____ Material provided

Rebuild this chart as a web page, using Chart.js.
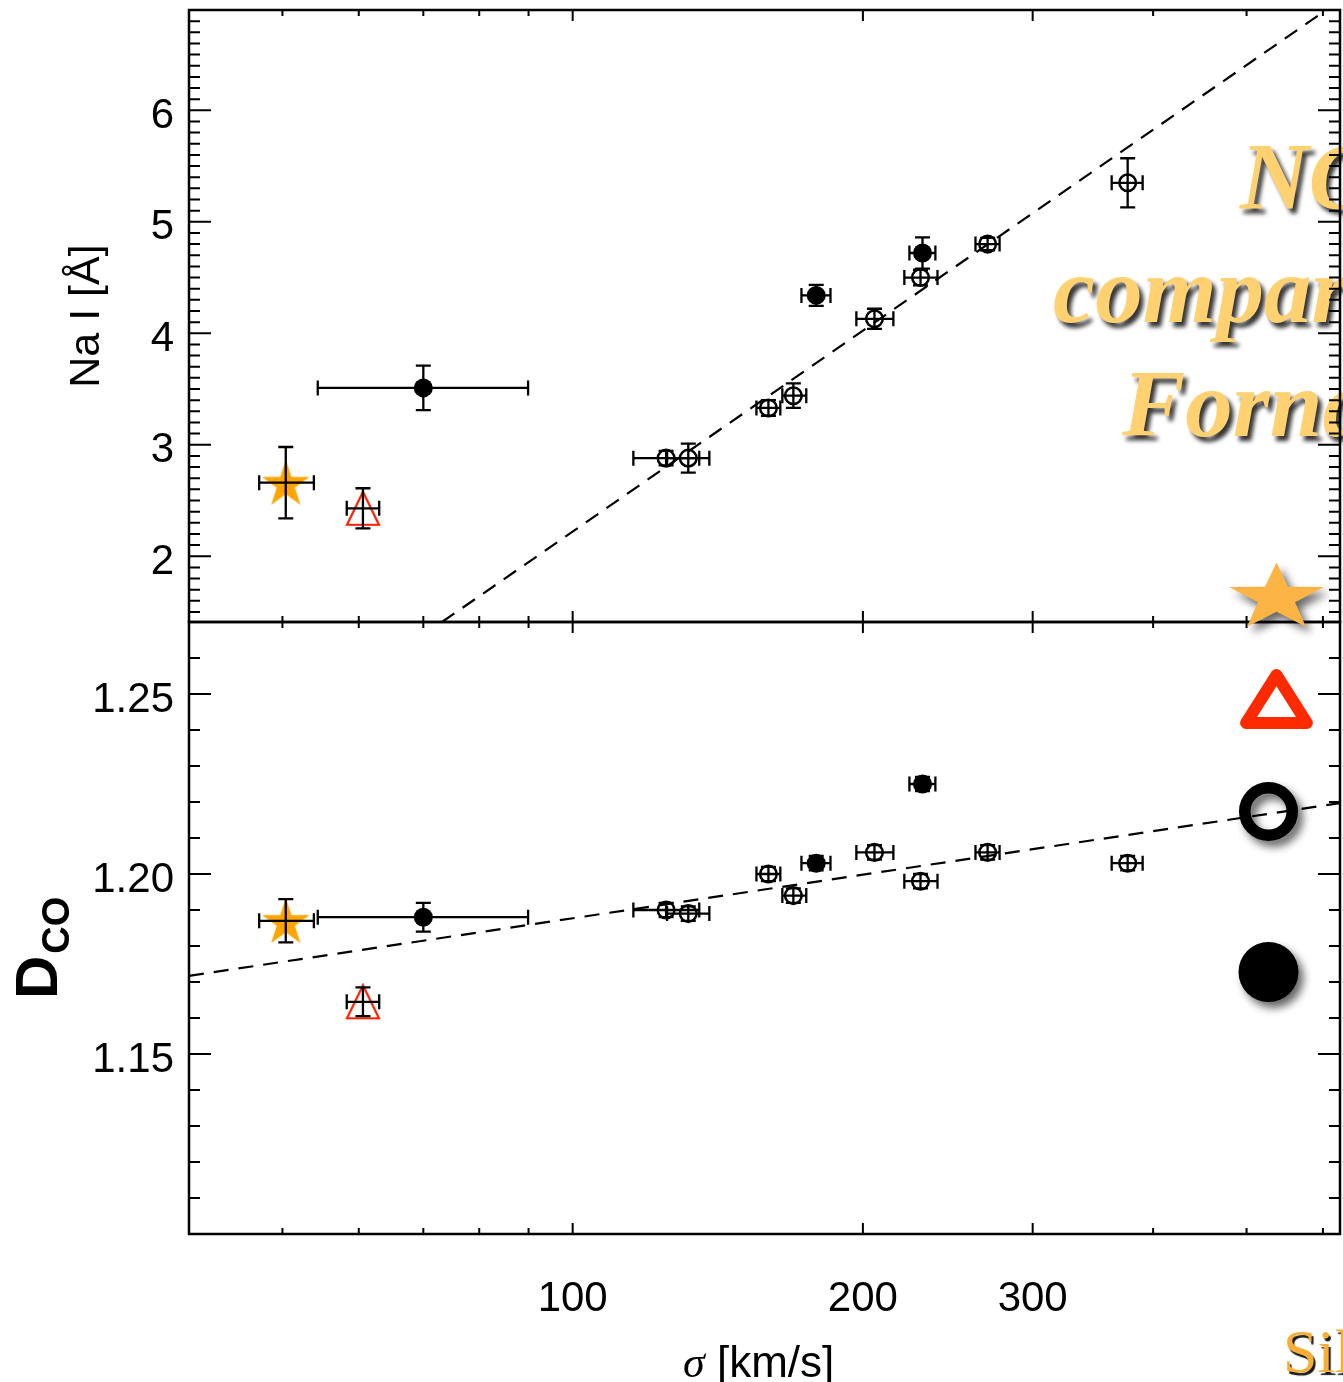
<!DOCTYPE html>
<html>
<head>
<meta charset="utf-8">
<title>Na I and D_CO versus sigma</title>
<script src="https://cdn.jsdelivr.net/npm/chart.js@4.4.1/dist/chart.umd.min.js"></script>
<style>
  html, body { margin: 0; padding: 0; background: #fff; }
  #page { position: relative; width: 1343px; height: 1382px; overflow: hidden; background: #fff; }
  #page canvas { position: absolute; left: 0; }
  .slide { position: absolute; white-space: nowrap; font-family: "Liberation Serif", serif;
           font-weight: bold; font-style: italic; font-size: 95px; line-height: 95px;
           color: #FFD170; text-shadow: 4px 5px 4px rgba(0,0,0,0.8); }
  .credit { position: absolute; left: 1283px; top: 1320px; white-space: nowrap;
            font-family: "Liberation Serif", serif; font-size: 62px; line-height: 62px;
            color: #F8AE35; text-shadow: 2px 3px 1px rgba(0,0,0,0.9); }
  #dco { position: absolute; left: 7px; top: 999px; transform: rotate(-90deg); transform-origin: 0 0;
         font-family: "Liberation Sans", Arial, sans-serif; font-weight: bold; font-size: 60px;
         line-height: 60px; white-space: nowrap; }
  #dco span { font-size: 38px; position: relative; top: 12px; margin-left: 2px; }
  #xtitle { position: absolute; left: 683px; top: 1340px; white-space: nowrap;
            font-family: "Liberation Sans", Arial, sans-serif; font-size: 44px; line-height: 44px; }
  #xtitle i { font-family: "Liberation Serif", serif; }
</style>
</head>
<body>
<div id="page">
  <div class="slide" style="left:1240px; top:130px">NGC</div>
  <div class="slide" style="left:1053px; top:243px">compared</div>
  <div class="slide" style="left:1122px; top:357px">Fornax</div>
  <div class="credit">Sil</div>
  <canvas id="topPanel" width="1343" height="640" style="top:0"></canvas>
  <canvas id="bottomPanel" width="1343" height="782" style="top:600px"></canvas>
  <div id="dco">D<span>CO</span></div>
  <div id="xtitle"><i>σ</i> [km/s]</div>
  <canvas id="deco" width="1343" height="1382" style="top:0"></canvas>
</div>
<script>
// ---- values ----
const xMajorTicks = [100, 200, 300];
const xMinorTicks = [50, 60, 70, 80, 90, 400, 500, 600];
const naTicks = [2, 3, 4, 5, 6];
const dcoTicks = [1.15, 1.20, 1.25];

// star
const starSigma = [50.4], starSigmaLo = [47.3], starSigmaHi = [53.9];
const starNa = [2.66], starNaErr = [0.32];
const starDco = [1.187], starDcoErr = [0.006];

// open triangle
const triSigma = [60.6], triSigmaLo = [58.3], triSigmaHi = [63.0];
const triNa = [2.43], triNaErr = [0.18];
const triDco = [1.1645], triDcoErr = [0.004];

// filled circles
const fillSigma   = [70.0, 178.9, 230.6];
const fillSigmaLo = [54.4, 172.7, 223.5];
const fillSigmaHi = [89.9, 185.1, 237.8];
const fillNa      = [3.51, 4.34, 4.72];
const fillNaErr   = [0.20, 0.095, 0.14];
const fillDco     = [1.188, 1.203, 1.225];
const fillDcoErr  = [0.004, 0.002, 0.002];

// open circles
const openSigma   = [125.0, 131.8, 159.6, 169.4, 205.6, 229.5, 269.4, 376.4];
const openSigmaLo = [115.6, 125.3, 155.1, 165.0, 196.9, 220.8, 261.7, 362.3];
const openSigmaHi = [135.3, 138.6, 164.2, 174.7, 215.1, 239.0, 277.2, 390.1];
const openNa      = [2.88, 2.88, 3.33, 3.44, 4.13, 4.50, 4.80, 5.35];
const openNaErr   = [0.065, 0.13, 0.07, 0.11, 0.09, 0.07, 0.055, 0.22];
const openDco     = [1.190, 1.189, 1.200, 1.194, 1.206, 1.198, 1.206, 1.203];
const openDcoErr  = [0.002, 0.002, 0.002, 0.002, 0.002, 0.002, 0.002, 0.002];

// dashed fits
const naFitSigma = [73.2, 600];
const naFitValue = [1.41, 6.88];
const dcoFitSigma = [40, 625];
const dcoFitValue = [1.1717, 1.2197];

const FONT = '"Liberation Sans", Arial, sans-serif';

function points(sig, lo, hi, val, err) {
  return sig.map(function (s, i) {
    return { x: s, y: val[i], xMin: lo[i], xMax: hi[i], yMin: val[i] - err[i], yMax: val[i] + err[i] };
  });
}

function starImage(R, color) {
  const c = document.createElement('canvas');
  c.width = Math.ceil(2 * R * 0.951) + 2;
  c.height = Math.ceil(R * 1.809) + 2;
  const g = c.getContext('2d');
  const cx = c.width / 2, cy = 1 + R, r = R * 0.382;
  g.beginPath();
  for (let k = 0; k < 10; k++) {
    const a = k * Math.PI / 5, rr = k % 2 ? r : R;
    g.lineTo(cx + rr * Math.sin(a), cy - rr * Math.cos(a));
  }
  g.closePath();
  g.fillStyle = color;
  g.fill();
  return c;
}

function triangleImage(w, h, color) {
  const c = document.createElement('canvas');
  c.width = w + 4; c.height = h + 4;
  const g = c.getContext('2d');
  g.beginPath();
  g.moveTo(c.width / 2, 2);
  g.lineTo(2, h + 2);
  g.lineTo(w + 2, h + 2);
  g.closePath();
  g.strokeStyle = color;
  g.lineWidth = 2.2;
  g.stroke();
  return c;
}

const starImg = starImage(25, '#FFA500');
const triImg = triangleImage(32, 33, '#FF2200');

// error bars with caps, drawn on top of the symbols
const CAP = 7.5;
const errorBars = {
  id: 'errorBars',
  afterDatasetsDraw(chart) {
    const ctx = chart.ctx, x = chart.scales.x, y = chart.scales.y;
    ctx.save();
    ctx.strokeStyle = '#000';
    ctx.lineWidth = 2.3;
    chart.data.datasets.forEach(function (ds) {
      if (!ds.errorBars) return;
      ds.data.forEach(function (p) {
        const px = x.getPixelForValue(p.x), py = y.getPixelForValue(p.y);
        const x0 = x.getPixelForValue(p.xMin), x1 = x.getPixelForValue(p.xMax);
        const y0 = y.getPixelForValue(p.yMin), y1 = y.getPixelForValue(p.yMax);
        ctx.beginPath();
        ctx.moveTo(x0, py); ctx.lineTo(x1, py);
        ctx.moveTo(x0, py - CAP); ctx.lineTo(x0, py + CAP);
        ctx.moveTo(x1, py - CAP); ctx.lineTo(x1, py + CAP);
        ctx.moveTo(px, y0); ctx.lineTo(px, y1);
        ctx.moveTo(px - CAP, y0); ctx.lineTo(px + CAP, y0);
        ctx.moveTo(px - CAP, y1); ctx.lineTo(px + CAP, y1);
        ctx.stroke();
      });
    });
    ctx.restore();
  }
};

// IDL style box with inward ticks on all four sides
const frame = {
  id: 'frame',
  afterDraw(chart, args, o) {
    const ctx = chart.ctx, a = chart.chartArea, x = chart.scales.x, y = chart.scales.y;
    ctx.save();
    ctx.strokeStyle = '#000';
    ctx.lineWidth = 2;
    ctx.beginPath();
    function xt(v, len) {
      const p = x.getPixelForValue(v);
      ctx.moveTo(p, a.top); ctx.lineTo(p, a.top + len);
      ctx.moveTo(p, a.bottom); ctx.lineTo(p, a.bottom - len);
    }
    function yt(v, len) {
      const p = y.getPixelForValue(v);
      ctx.moveTo(a.left, p); ctx.lineTo(a.left + len, p);
      ctx.moveTo(a.right, p); ctx.lineTo(a.right - len, p);
    }
    xMajorTicks.forEach(function (v) { xt(v, 11); });
    xMinorTicks.forEach(function (v) { xt(v, 6); });
    o.major.forEach(function (v) { yt(v, 22); });
    const step = o.minorStep;
    for (let k = Math.ceil(y.min / step - 1e-6); k * step <= y.max + 1e-6; k++) {
      const v = k * step;
      if (o.major.some(function (m) { return Math.abs(m - v) < step / 10; })) continue;
      yt(v, 11);
    }
    ctx.stroke();
    ctx.lineWidth = 2.5;
    ctx.strokeRect(a.left, a.top, a.width, a.height);
    ctx.restore();
  }
};

function panel(canvas, cfg) {
  return new Chart(canvas, {
    type: 'scatter',
    data: {
      datasets: [
        { data: points(starSigma, starSigmaLo, starSigmaHi, cfg.star, cfg.starErr),
          pointStyle: starImg, pointRadius: 12, errorBars: true },
        { data: points(triSigma, triSigmaLo, triSigmaHi, cfg.tri, cfg.triErr),
          pointStyle: triImg, pointRadius: 12, errorBars: true },
        { data: points(fillSigma, fillSigmaLo, fillSigmaHi, cfg.fill, cfg.fillErr),
          pointStyle: 'circle', pointRadius: 9.5, backgroundColor: '#000', borderWidth: 0, errorBars: true },
        { data: points(openSigma, openSigmaLo, openSigmaHi, cfg.open, cfg.openErr),
          pointStyle: 'circle', pointRadius: 8.3, backgroundColor: 'rgba(0,0,0,0)',
          borderColor: '#000', borderWidth: 2.5, errorBars: true },
        { data: cfg.fitX.map(function (s, i) { return { x: s, y: cfg.fitY[i] }; }),
          showLine: true, borderColor: '#000', borderWidth: 2.2, borderDash: [15, 10], pointRadius: 0 }
      ]
    },
    options: {
      responsive: false,
      animation: false,
      events: [],
      layout: { padding: cfg.padding, autoPadding: false },
      plugins: {
        legend: { display: false },
        tooltip: { enabled: false },
        frame: { major: cfg.ticks, minorStep: cfg.minorStep }
      },
      scales: {
        x: {
          type: 'logarithmic', min: 40, max: 625, display: cfg.showX,
          grid: { display: false, drawTicks: false }, border: { display: false },
          afterBuildTicks: function (s) { s.ticks = xMajorTicks.map(function (v) { return { value: v }; }); },
          afterFit: function (s) { s.height = cfg.showX ? 148 : 0; s.paddingLeft = 0; s.paddingRight = 0; },
          ticks: { callback: function (v) { return String(v); }, autoSkip: false, maxRotation: 0,
                   font: { family: FONT, size: 42 }, color: '#000', padding: 40 }
        },
        y: {
          min: cfg.min, max: cfg.max,
          grid: { display: false, drawTicks: false }, border: { display: false },
          afterBuildTicks: function (s) { s.ticks = cfg.ticks.map(function (v) { return { value: v }; }); },
          afterFit: function (s) { s.width = 189; s.paddingTop = 0; s.paddingBottom = 0; },
          ticks: { callback: cfg.fmt, font: { family: FONT, size: 42 }, color: '#000',
                   padding: 15, labelOffset: 6 },
          title: cfg.title
        }
      }
    },
    plugins: [errorBars, frame]
  });
}

panel(document.getElementById('topPanel'), {
  star: starNa, starErr: starNaErr, tri: triNa, triErr: triNaErr,
  fill: fillNa, fillErr: fillNaErr, open: openNa, openErr: openNaErr,
  fitX: naFitSigma, fitY: naFitValue,
  min: 1.41, max: 6.9, ticks: naTicks, minorStep: 0.1,
  fmt: function (v) { return String(v); },
  showX: false,
  padding: { top: 10, right: 3, bottom: 18, left: 0 },
  title: { display: true, text: 'Na I [Å]', color: '#000', font: { family: FONT, size: 43 },
           padding: { top: 61, bottom: 0 } }
});

const bottom = panel(document.getElementById('bottomPanel'), {
  star: starDco, starErr: starDcoErr, tri: triDco, triErr: triDcoErr,
  fill: fillDco, fillErr: fillDcoErr, open: openDco, openErr: openDcoErr,
  fitX: dcoFitSigma, fitY: dcoFitValue,
  min: 1.10, max: 1.27, ticks: dcoTicks, minorStep: 0.01,
  fmt: function (v) { return v.toFixed(2); },
  showX: true,
  padding: { top: 22, right: 3, bottom: 0, left: 0 },
  title: { display: false }
});

// large legend symbols of the slide, to the right of the plot
(function () {
  const g = document.getElementById('deco').getContext('2d');
  const right = bottom.chartArea.right;
  const cx = right - 63.5, ccx = right - 71.5;
  g.save();
  g.shadowColor = 'rgba(0,0,0,0.6)';
  g.shadowBlur = 8;
  g.shadowOffsetX = 5;
  g.shadowOffsetY = 6;
  // star, slightly flattened
  g.beginPath();
  for (let k = 0; k < 10; k++) {
    const a = k * Math.PI / 5, f = k % 2 ? 0.39 : 1;
    g.lineTo(cx + 50 * f * Math.sin(a), 598 - 35.4 * f * Math.cos(a));
  }
  g.closePath();
  g.fillStyle = '#FCB445';
  g.fill();
  // open circle
  g.beginPath();
  g.arc(ccx, 811.5, 23.75, 0, 2 * Math.PI);
  g.lineWidth = 11.5;
  g.strokeStyle = '#000';
  g.stroke();
  // filled circle
  g.beginPath();
  g.arc(ccx, 972, 30, 0, 2 * Math.PI);
  g.fillStyle = '#000';
  g.fill();
  g.restore();
  // triangle
  g.beginPath();
  g.moveTo(cx, 675);
  g.lineTo(cx - 30.4, 723);
  g.lineTo(cx + 30.4, 723);
  g.closePath();
  g.lineJoin = 'round';
  g.lineWidth = 12;
  g.strokeStyle = '#FF2A00';
  g.stroke();
})();
</script>
</body>
</html>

________

Report all lines of the material that contain the word "page".

__Written solution__:
Rebuild this chart as a web page, using Chart.js.
  #page { position: relative; width: 1343px; height: 1382px; overflow: hidden; background: #fff; }
  #page canvas { position: absolute; left: 0; }
<div id="page">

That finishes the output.